Data for processing:
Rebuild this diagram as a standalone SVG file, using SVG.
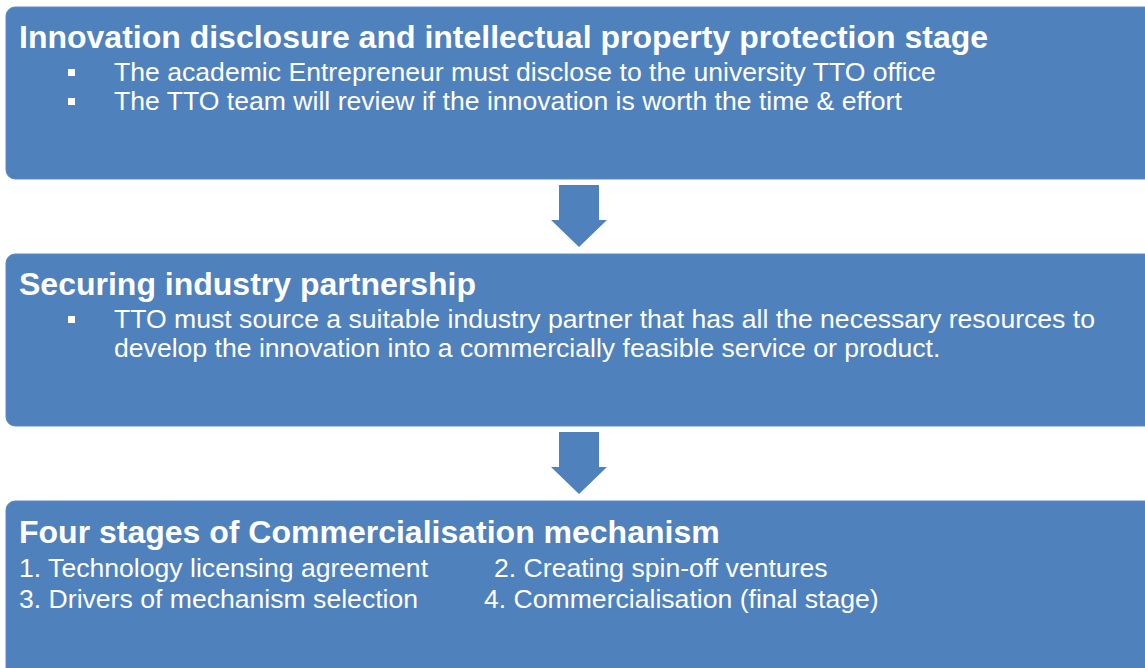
<svg xmlns="http://www.w3.org/2000/svg" width="1145" height="668" viewBox="0 0 1145 668">
  <style>
    .box { fill: #4F81BD; stroke: #5B8BC6; stroke-width: 1; }
    .arrow { fill: #4F81BD; }
    .title { font-family: "Liberation Sans", Arial, sans-serif; font-weight: bold; font-size: 32px; fill: #FFFFFF; }
    .body { font-family: "Liberation Sans", Arial, sans-serif; font-size: 26.6px; fill: #FFFFFF; }
    .bullet { fill: #FFFFFF; }
  </style>
  <rect width="1145" height="668" fill="#FFFFFF"/>

  <g id="connectors">
    <path class="arrow" d="M559,185 H599 V220 H607 L579,247 L551,220 H559 Z"/>
    <path class="arrow" d="M559,432 H599 V467 H607 L579,494 L551,467 H559 Z"/>
  </g>

  <g id="stage-disclosure">
    <rect class="box" x="6" y="7" width="1150" height="172" rx="9"/>
    <text class="title" x="19" y="48">Innovation disclosure and intellectual property protection stage</text>
    <rect class="bullet" x="68" y="69" width="7" height="7"/>
    <text class="body" x="114" y="81">The academic Entrepreneur must disclose to the university TTO office</text>
    <rect class="bullet" x="68" y="98" width="7" height="7"/>
    <text class="body" x="114" y="110">The TTO team will review if the innovation is worth the time &amp; effort</text>
  </g>

  <g id="stage-partnership">
    <rect class="box" x="6" y="254" width="1150" height="172" rx="9"/>
    <text class="title" x="19" y="295">Securing industry partnership</text>
    <rect class="bullet" x="68" y="316" width="7" height="7"/>
    <text class="body" x="114" y="328">TTO must source a suitable industry partner that has all the necessary resources to</text>
    <text class="body" x="114" y="357">develop the innovation into a commercially feasible service or product.</text>
  </g>

  <g id="stage-commercialisation">
    <rect class="box" x="6" y="501" width="1150" height="180" rx="9"/>
    <text class="title" x="19" y="543">Four stages of Commercialisation mechanism</text>
    <text class="body" x="19" y="577">1. Technology licensing agreement</text>
    <text class="body" x="494" y="577">2. Creating spin-off ventures</text>
    <text class="body" x="19" y="608">3. Drivers of mechanism selection</text>
    <text class="body" x="484" y="608">4. Commercialisation (final stage)</text>
  </g>
</svg>
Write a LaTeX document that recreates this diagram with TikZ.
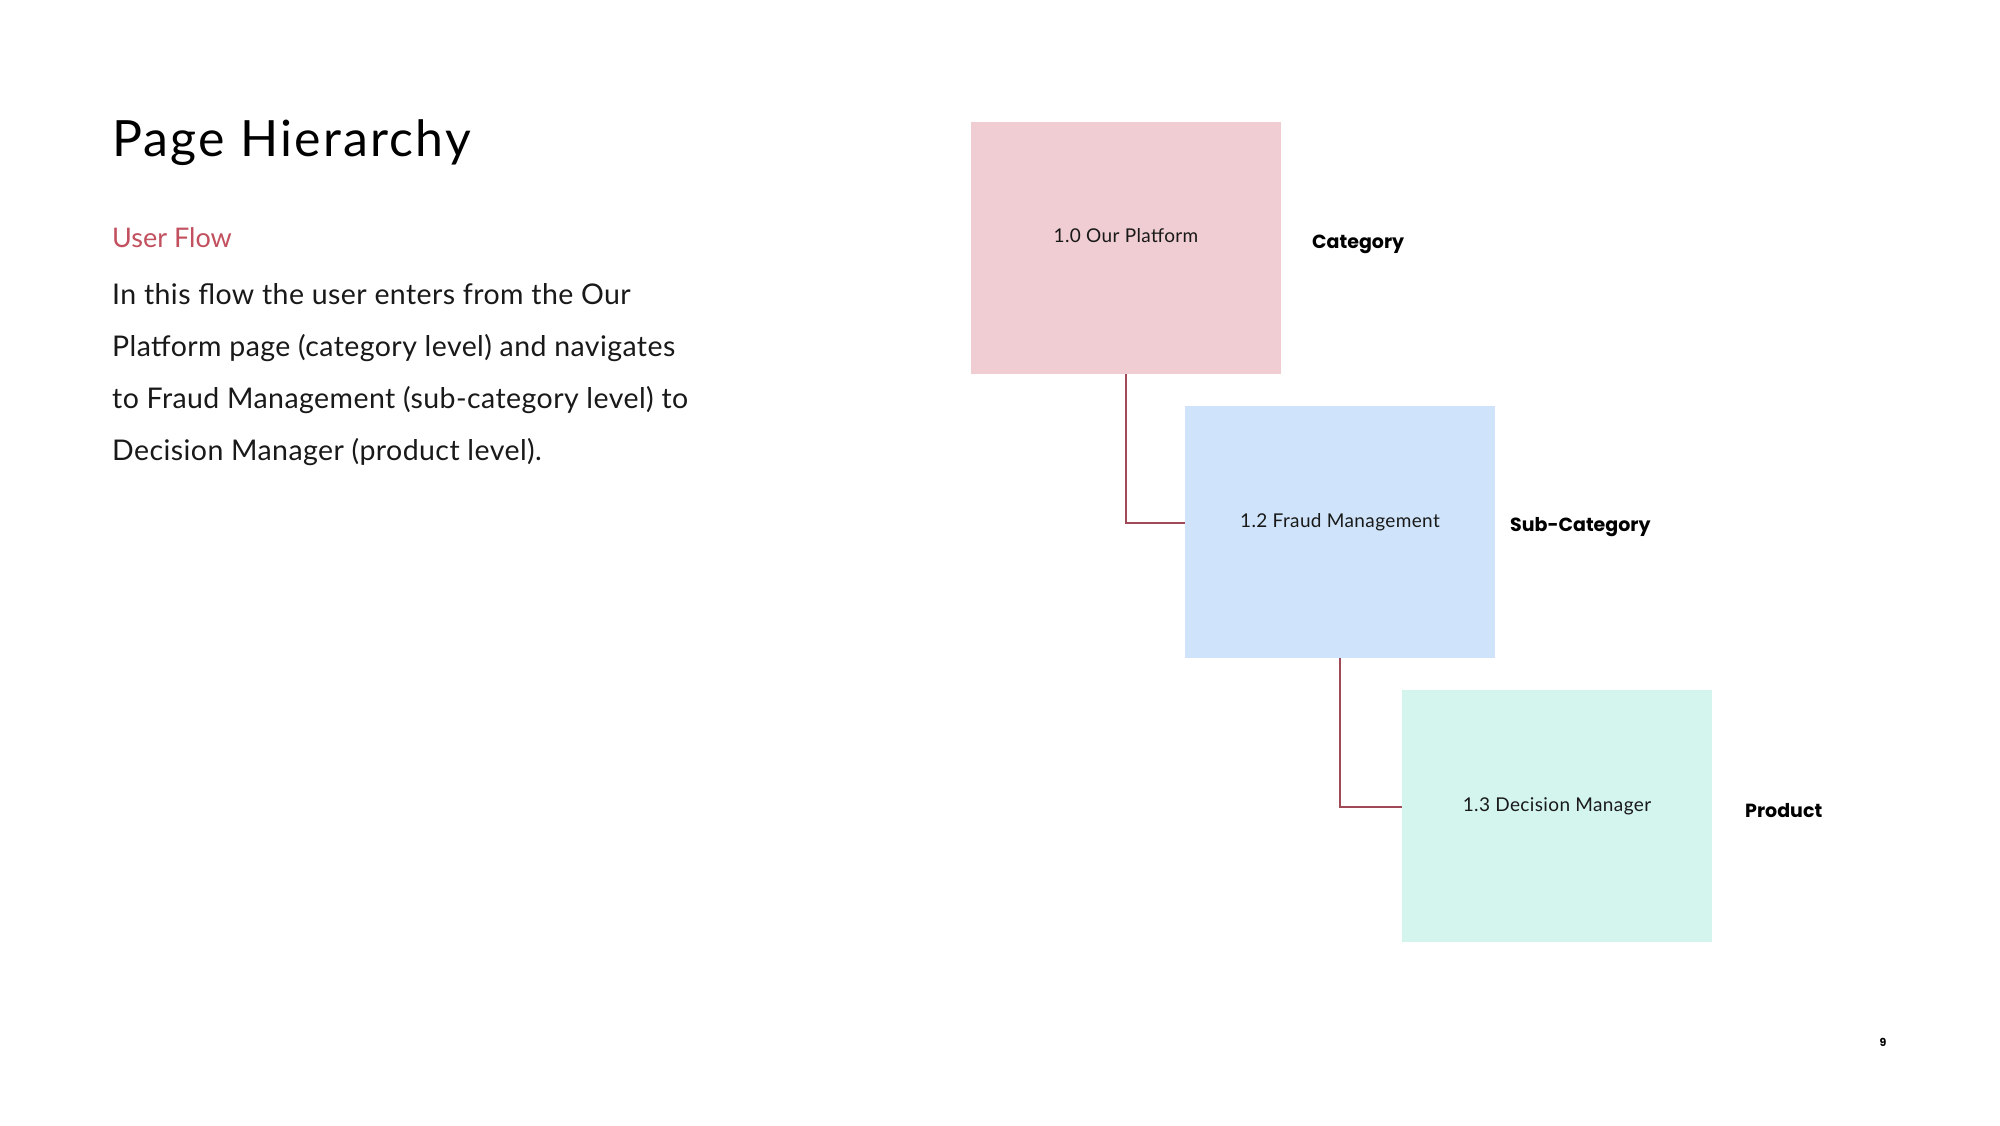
\documentclass[tikz,border=0pt]{standalone}
\usepackage{fontspec}
\setmainfont{Lato}
\newfontfamily\labelfont{Poppins}[BoldFont={* Bold}]
\definecolor{pinkbox}{HTML}{F0CDD2}
\definecolor{bluebox}{HTML}{CFE4FA}
\definecolor{mintbox}{HTML}{D4F5EE}
\definecolor{connred}{HTML}{A04A57}
\definecolor{flowred}{HTML}{C2505F}
\begin{document}
\begin{tikzpicture}[x=1pt,y=-1pt,
  pagebox/.style={minimum width=310pt,minimum height=252pt,inner sep=0pt,outer sep=0pt,anchor=north west},
  boxtext/.style={font=\fontsize{19}{22}\selectfont\addfontfeature{LetterSpace=2},text=black!90,anchor=base},
  levellabel/.style={font=\labelfont\bfseries\fontsize{19}{22}\selectfont,anchor=base west},
  bodyline/.style={font=\fontsize{28.5}{32}\selectfont\addfontfeature{LetterSpace=1.5},text=black!90,anchor=base west},
  conn/.style={draw=connred,line width=1.6pt}]
\useasboundingbox[fill=white] (0,0) rectangle (2000,1125);
% title and description
\node[anchor=base west,font=\fontsize{50}{56}\selectfont\addfontfeature{LetterSpace=4.5},inner sep=0pt] (title) at (112,156) {Page Hierarchy};
\node[anchor=base west,font=\fontsize{27}{30}\selectfont,text=flowred,inner sep=0pt] (flow) at (112,247) {User Flow};
\node[bodyline,inner sep=0pt] (l1) at (112,304) {In this flow the user enters from the Our};
\node[bodyline,inner sep=0pt] (l2) at (112,356) {Platform page (category level) and navigates};
\node[bodyline,inner sep=0pt] (l3) at (112,408) {to Fraud Management (sub-category level) to};
\node[bodyline,inner sep=0pt] (l4) at (112,460) {Decision Manager (product level).};
% boxes
\node[pagebox,fill=pinkbox] (b1) at (971,122) {};
\node[pagebox,fill=bluebox] (b2) at (1185,406) {};
\node[pagebox,fill=mintbox] (b3) at (1402,690) {};
\node[boxtext] (t1) at (1126,242) {1.0 Our Platform};
\node[boxtext] (t2) at (1340,527) {1.2 Fraud Management};
\node[boxtext] (t3) at (1557,811) {1.3 Decision Manager};
% level labels
\node[levellabel,inner sep=0pt] (c1) at (1312,248) {Category};
\node[levellabel,inner sep=0pt] (c2) at (1510,531) {Sub-Category};
\node[levellabel,inner sep=0pt] (c3) at (1745,817) {Product};
% connectors
\draw[conn] (b1.south) |- ([yshift=9pt]b2.west);
\draw[conn] (b2.south) |- ([yshift=9pt]b3.west);
% page number
\node[font=\labelfont\bfseries\fontsize{11}{12}\selectfont,anchor=base] (pg) at (1883,1046) {9};
\end{tikzpicture}
\end{document}
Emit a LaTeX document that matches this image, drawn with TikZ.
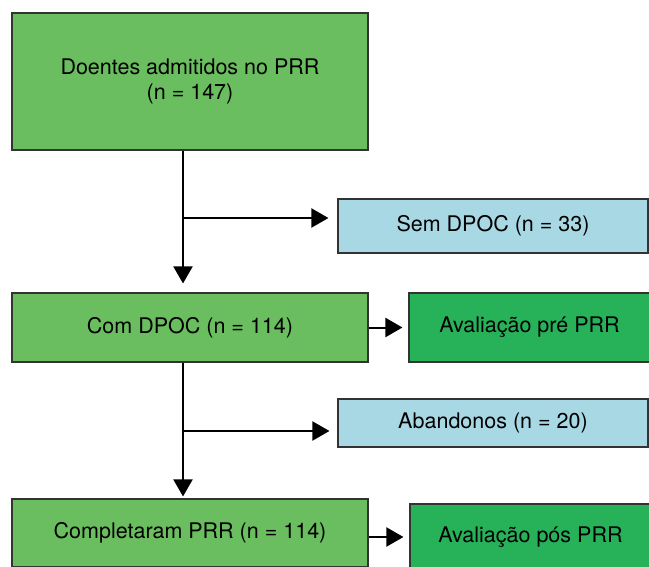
\documentclass[tikz,border=0pt]{standalone}
\usepackage{fontspec}
\setmainfont{TeX Gyre Heros}
\usetikzlibrary{arrows.meta}
\definecolor{verdeclaro}{RGB}{106,190,95}
\definecolor{verdeescuro}{RGB}{39,178,90}
\definecolor{azulclaro}{RGB}{168,216,227}

\begin{document}
\begin{tikzpicture}[x=1pt,y=-1pt,
    caixa/.style={draw=black!80,line width=1.1pt,inner sep=0pt,align=center,
      font=\fontsize{21.5}{25}\selectfont},
    seta/.style={line width=2pt,-{Triangle[length=17pt,width=19pt]}}]
                \useasboundingbox (0,0) rectangle (649,566);
                % caixas
                \node[caixa,fill=verdeclaro,minimum width=356,minimum height=137] (adm) at (190,81.5) {Doentes admitidos no PRR\\(n = 147)};
                \node[caixa,fill=azulclaro,minimum width=310,minimum height=54] (sem) at (493,226) {Sem DPOC (n = 33)};
                \node[caixa,fill=verdeclaro,minimum width=356,minimum height=69] (com) at (190,327.5) {Com DPOC (n = 114)};
                \node[caixa,fill=verdeescuro,minimum width=241,minimum height=69] (pre) at (529.5,327.5) {Avaliação pré PRR};
                \node[caixa,fill=azulclaro,minimum width=310,minimum height=48] (aba) at (493,423) {Abandonos (n = 20)};
                \node[caixa,fill=verdeclaro,minimum width=356,minimum height=68] (comp) at (190,533) {Completaram PRR (n = 114)};
                \node[caixa,fill=verdeescuro,minimum width=241,minimum height=66] (pos) at (530.5,537) {Avaliação pós PRR};
                % setas
                \coordinate (r1) at (183,218);
                \coordinate (r2) at (183,431);
                \draw[seta,shorten >=9pt] ([xshift=-7pt]adm.south) -- ([xshift=-7pt]com.north);
                \draw[seta,shorten >=9pt] (r1) -- (r1 -| sem.west);
                \draw[seta,shorten >=2pt] ([xshift=-7pt]com.south) -- ([xshift=-7pt]comp.north);
                \draw[seta,shorten >=8pt] (r2) -- (r2 -| aba.west);
                \draw[seta,shorten >=6pt] (com.east) -- (pre.west);
                \draw[seta,shorten >=6pt] (pos.west -| comp.east) -- (pos.west);
\end{tikzpicture}
\end{document}
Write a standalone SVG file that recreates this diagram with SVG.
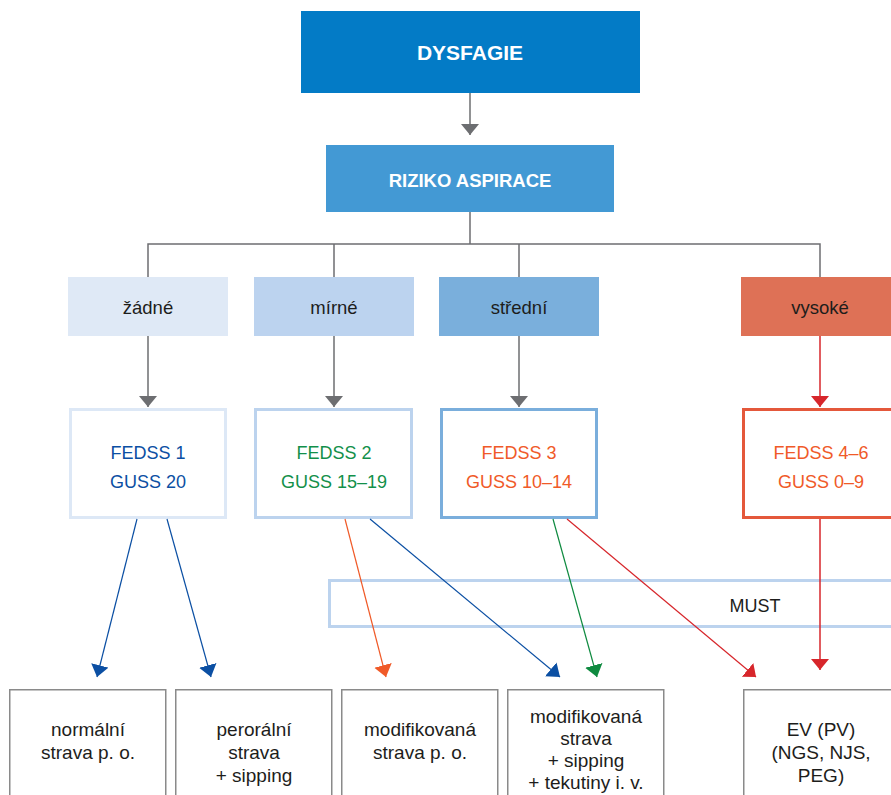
<svg xmlns="http://www.w3.org/2000/svg" width="891" height="795" viewBox="0 0 891 795">
<style>
text{font-family:"Liberation Sans",Arial,sans-serif;font-size:18px;text-anchor:middle;fill:#1d1d1b}
.title{font-weight:bold;fill:#fff}
.lvl{font-size:18.5px}
.bt{font-size:19px}
.fed{fill:#fff;stroke-width:3}
.bot{fill:#fff;stroke:#8a8a8a;stroke-width:1.5}
.tree{fill:none;stroke:#6d6e71;stroke-width:1.5}
.blue{fill:#0b4fa3}.green{fill:#12904a}.orange{fill:#f05a28}
</style>
<defs>
<marker id="mg" markerUnits="userSpaceOnUse" markerWidth="11" markerHeight="18" viewBox="0 0 11 18" refX="11" refY="9" orient="auto"><path d="M0,0L11,9L0,18z" fill="#6d6e71"/></marker>
<marker id="mr" markerUnits="userSpaceOnUse" markerWidth="11" markerHeight="18" viewBox="0 0 11 18" refX="11" refY="9" orient="auto"><path d="M0,0L11,9L0,18z" fill="#d7262b"/></marker>
<marker id="mb" markerUnits="userSpaceOnUse" markerWidth="12" markerHeight="18" viewBox="0 0 12 18" refX="12" refY="9" orient="auto"><path d="M0,0L12,9L0,18z" fill="#0b4fa3"/></marker>
<marker id="mo" markerUnits="userSpaceOnUse" markerWidth="12" markerHeight="18" viewBox="0 0 12 18" refX="12" refY="9" orient="auto"><path d="M0,0L12,9L0,18z" fill="#f05a28"/></marker>
<marker id="mgr" markerUnits="userSpaceOnUse" markerWidth="12" markerHeight="18" viewBox="0 0 12 18" refX="12" refY="9" orient="auto"><path d="M0,0L12,9L0,18z" fill="#0e8a3f"/></marker>
</defs>

<g id="dysfagie"><rect x="301" y="11" width="339" height="82" fill="#037bc6"/><text class="title" x="470" y="60" style="font-size:21px">DYSFAGIE</text></g>
<g id="riziko"><rect x="326" y="145" width="288" height="67" fill="#4399d4"/><text class="title" x="470" y="187" style="font-size:18.5px">RIZIKO ASPIRACE</text></g>

<g id="zadne"><rect x="68" y="277" width="160" height="59" fill="#dfe9f6"/><text class="lvl" x="148" y="314">žádné</text></g>
<g id="mirne"><rect x="254" y="277" width="160" height="59" fill="#bcd3ef"/><text class="lvl" x="334" y="314">mírné</text></g>
<g id="stredni"><rect x="439" y="277" width="160" height="59" fill="#7aafdc"/><text class="lvl" x="519" y="314">střední</text></g>
<g id="vysoke"><rect x="741" y="277" width="160" height="59" fill="#de7156"/><text class="lvl" x="820" y="314">vysoké</text></g>

<g id="fedss1"><rect class="fed" x="70.5" y="409.5" width="155" height="108" stroke="#dde8f6"/><text class="blue" x="148" y="459">FEDSS 1</text><text class="blue" x="148" y="488">GUSS 20</text></g>
<g id="fedss2"><rect class="fed" x="255.5" y="409.5" width="156" height="108" stroke="#bcd3ee"/><text class="green" x="334" y="459">FEDSS 2</text><text class="green" x="334" y="488">GUSS 15–19</text></g>
<g id="fedss3"><rect class="fed" x="441.5" y="409.5" width="155" height="108" stroke="#7aaedc"/><text class="orange" x="519" y="459">FEDSS 3</text><text class="orange" x="519" y="488">GUSS 10–14</text></g>
<g id="fedss4"><rect class="fed" x="743.5" y="409.5" width="160" height="108" stroke="#e4583b"/><text class="orange" x="821" y="459">FEDSS 4–6</text><text class="orange" x="821" y="488">GUSS 0–9</text></g>

<g id="must"><rect x="329.5" y="580.5" width="580" height="46" fill="none" stroke="#bcd3ee" stroke-width="3"/><text x="755" y="612">MUST</text></g>

<g id="b1"><rect class="bot" x="9.75" y="689.75" width="156" height="120"/><text class="bt" x="88" y="736">normální</text><text class="bt" x="88" y="759">strava p. o.</text></g>
<g id="b2"><rect class="bot" x="175.75" y="689.75" width="156" height="120"/><text class="bt" x="254" y="736">perorální</text><text class="bt" x="254" y="759">strava</text><text class="bt" x="254" y="782">+ sipping</text></g>
<g id="b3"><rect class="bot" x="341.75" y="689.75" width="156" height="120"/><text class="bt" x="420" y="736">modifikovaná</text><text class="bt" x="420" y="759">strava p. o.</text></g>
<g id="b4"><rect class="bot" x="507.75" y="689.75" width="156" height="120"/><text class="bt" x="586" y="723">modifikovaná</text><text class="bt" x="586" y="745">strava</text><text class="bt" x="586" y="767">+ sipping</text><text class="bt" x="586" y="789">+ tekutiny i. v.</text></g>
<g id="b5"><rect class="bot" x="743.75" y="689.75" width="160" height="120"/><text class="bt" x="821" y="736">EV (PV)</text><text class="bt" x="821" y="759">(NGS, NJS,</text><text class="bt" x="821" y="782">PEG)</text></g>

<g id="connectors">
<line class="tree" x1="470" y1="93" x2="470" y2="135" marker-end="url(#mg)"/>
<path class="tree" d="M470,212V244M148,277V244H820V277M334,244V277M519,244V277"/>
<line class="tree" x1="148" y1="336" x2="148" y2="407" marker-end="url(#mg)"/>
<line class="tree" x1="334" y1="336" x2="334" y2="407" marker-end="url(#mg)"/>
<line class="tree" x1="519" y1="336" x2="519" y2="407" marker-end="url(#mg)"/>
<line x1="820" y1="336" x2="820" y2="407" stroke="#d7262b" stroke-width="1.5" marker-end="url(#mr)"/>
<line x1="137" y1="519" x2="97" y2="677" stroke="#0b4fa3" stroke-width="1.2" marker-end="url(#mb)"/>
<line x1="167" y1="519" x2="211" y2="677" stroke="#0b4fa3" stroke-width="1.2" marker-end="url(#mb)"/>
<line x1="345" y1="519" x2="386" y2="677" stroke="#f05a28" stroke-width="1.2" marker-end="url(#mo)"/>
<line x1="370" y1="519" x2="560" y2="677" stroke="#0b4fa3" stroke-width="1.2" marker-end="url(#mb)"/>
<line x1="553" y1="519" x2="597" y2="677" stroke="#0e8a3f" stroke-width="1.2" marker-end="url(#mgr)"/>
<line x1="567" y1="519" x2="756" y2="677" stroke="#d7262b" stroke-width="1.2" marker-end="url(#mr)"/>
<line x1="820" y1="519" x2="820" y2="670" stroke="#d7262b" stroke-width="1.5" marker-end="url(#mr)"/>
</g>
</svg>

What is expected: Each line that has the word "with" should be copied.

Answer:
Write a LaTeX document that recreates this diagram with TikZ.
Emit a LaTeX document that matches this image, drawn with TikZ.
Write a standalone SVG file that recreates this diagram with SVG.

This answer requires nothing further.